What is expected ▸ Return all of the data exactly, with nothing left out but the pictures.

Dataset section ▸
============================================================
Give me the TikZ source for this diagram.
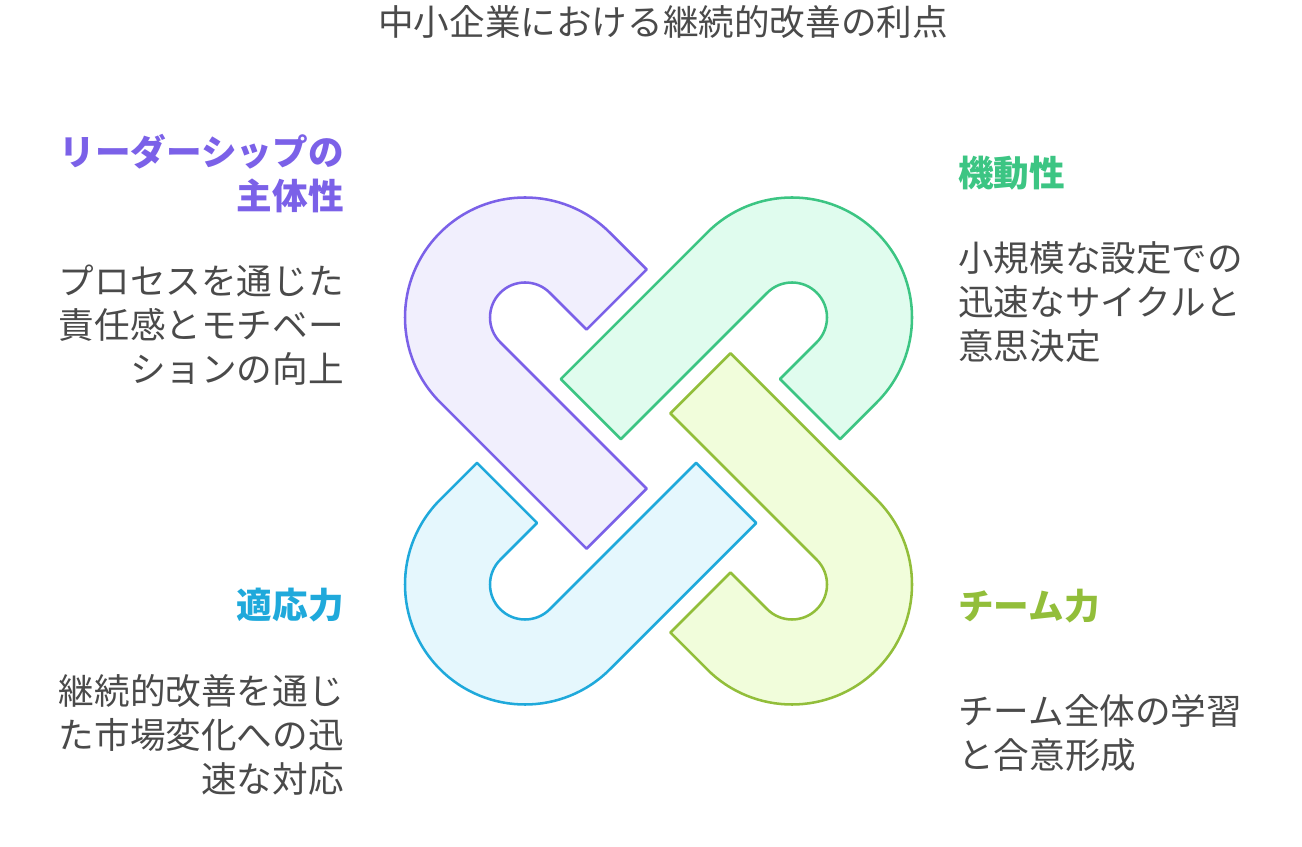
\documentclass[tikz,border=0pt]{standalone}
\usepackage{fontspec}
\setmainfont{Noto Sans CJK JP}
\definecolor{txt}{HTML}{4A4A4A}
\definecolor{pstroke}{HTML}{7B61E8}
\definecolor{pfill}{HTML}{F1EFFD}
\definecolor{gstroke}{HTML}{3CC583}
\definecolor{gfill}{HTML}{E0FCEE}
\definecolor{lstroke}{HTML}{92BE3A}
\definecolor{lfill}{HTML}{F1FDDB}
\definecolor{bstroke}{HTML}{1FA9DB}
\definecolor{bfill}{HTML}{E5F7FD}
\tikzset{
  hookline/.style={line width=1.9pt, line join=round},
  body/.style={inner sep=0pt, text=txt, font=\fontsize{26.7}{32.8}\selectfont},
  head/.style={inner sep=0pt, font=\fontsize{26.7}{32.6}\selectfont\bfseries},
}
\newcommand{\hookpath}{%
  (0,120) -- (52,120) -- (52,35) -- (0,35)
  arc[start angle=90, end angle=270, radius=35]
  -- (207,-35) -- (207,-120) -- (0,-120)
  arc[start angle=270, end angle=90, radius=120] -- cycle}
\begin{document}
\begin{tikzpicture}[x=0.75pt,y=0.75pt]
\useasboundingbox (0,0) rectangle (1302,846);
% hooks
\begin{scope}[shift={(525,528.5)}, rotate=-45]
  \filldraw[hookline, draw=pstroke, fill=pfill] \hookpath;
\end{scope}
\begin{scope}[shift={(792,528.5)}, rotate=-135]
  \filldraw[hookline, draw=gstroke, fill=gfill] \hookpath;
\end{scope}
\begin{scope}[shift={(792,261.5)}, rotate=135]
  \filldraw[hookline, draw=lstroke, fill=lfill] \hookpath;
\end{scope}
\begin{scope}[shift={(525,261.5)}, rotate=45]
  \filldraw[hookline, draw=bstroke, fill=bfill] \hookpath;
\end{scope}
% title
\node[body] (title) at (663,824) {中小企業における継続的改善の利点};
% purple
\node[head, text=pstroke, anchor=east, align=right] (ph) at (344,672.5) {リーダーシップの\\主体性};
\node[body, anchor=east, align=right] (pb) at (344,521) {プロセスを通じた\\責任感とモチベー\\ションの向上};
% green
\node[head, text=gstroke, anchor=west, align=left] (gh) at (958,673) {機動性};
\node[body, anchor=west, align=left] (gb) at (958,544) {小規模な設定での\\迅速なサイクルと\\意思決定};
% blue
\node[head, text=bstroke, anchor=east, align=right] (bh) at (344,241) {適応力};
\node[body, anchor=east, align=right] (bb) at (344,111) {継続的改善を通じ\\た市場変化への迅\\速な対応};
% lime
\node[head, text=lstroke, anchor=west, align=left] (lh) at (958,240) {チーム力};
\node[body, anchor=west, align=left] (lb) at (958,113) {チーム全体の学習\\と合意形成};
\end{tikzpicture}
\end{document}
============================================================
The solution ▸
Give me the TikZ source for this diagram.
\documentclass[tikz,border=0pt]{standalone}
\usepackage{fontspec}
\setmainfont{Noto Sans CJK JP}
\definecolor{txt}{HTML}{4A4A4A}
\definecolor{pstroke}{HTML}{7B61E8}
\definecolor{pfill}{HTML}{F1EFFD}
\definecolor{gstroke}{HTML}{3CC583}
\definecolor{gfill}{HTML}{E0FCEE}
\definecolor{lstroke}{HTML}{92BE3A}
\definecolor{lfill}{HTML}{F1FDDB}
\definecolor{bstroke}{HTML}{1FA9DB}
\definecolor{bfill}{HTML}{E5F7FD}
\tikzset{
  hookline/.style={line width=1.9pt, line join=round},
  body/.style={inner sep=0pt, text=txt, font=\fontsize{26.7}{32.8}\selectfont},
  head/.style={inner sep=0pt, font=\fontsize{26.7}{32.6}\selectfont\bfseries},
}
\newcommand{\hookpath}{%
  (0,120) -- (52,120) -- (52,35) -- (0,35)
  arc[start angle=90, end angle=270, radius=35]
  -- (207,-35) -- (207,-120) -- (0,-120)
  arc[start angle=270, end angle=90, radius=120] -- cycle}
\begin{document}
\begin{tikzpicture}[x=0.75pt,y=0.75pt]
\useasboundingbox (0,0) rectangle (1302,846);
% hooks
\begin{scope}[shift={(525,528.5)}, rotate=-45]
  \filldraw[hookline, draw=pstroke, fill=pfill] \hookpath;
\end{scope}
\begin{scope}[shift={(792,528.5)}, rotate=-135]
  \filldraw[hookline, draw=gstroke, fill=gfill] \hookpath;
\end{scope}
\begin{scope}[shift={(792,261.5)}, rotate=135]
  \filldraw[hookline, draw=lstroke, fill=lfill] \hookpath;
\end{scope}
\begin{scope}[shift={(525,261.5)}, rotate=45]
  \filldraw[hookline, draw=bstroke, fill=bfill] \hookpath;
\end{scope}
% title
\node[body] (title) at (663,824) {中小企業における継続的改善の利点};
% purple
\node[head, text=pstroke, anchor=east, align=right] (ph) at (344,672.5) {リーダーシップの\\主体性};
\node[body, anchor=east, align=right] (pb) at (344,521) {プロセスを通じた\\責任感とモチベー\\ションの向上};
% green
\node[head, text=gstroke, anchor=west, align=left] (gh) at (958,673) {機動性};
\node[body, anchor=west, align=left] (gb) at (958,544) {小規模な設定での\\迅速なサイクルと\\意思決定};
% blue
\node[head, text=bstroke, anchor=east, align=right] (bh) at (344,241) {適応力};
\node[body, anchor=east, align=right] (bb) at (344,111) {継続的改善を通じ\\た市場変化への迅\\速な対応};
% lime
\node[head, text=lstroke, anchor=west, align=left] (lh) at (958,240) {チーム力};
\node[body, anchor=west, align=left] (lb) at (958,113) {チーム全体の学習\\と合意形成};
\end{tikzpicture}
\end{document}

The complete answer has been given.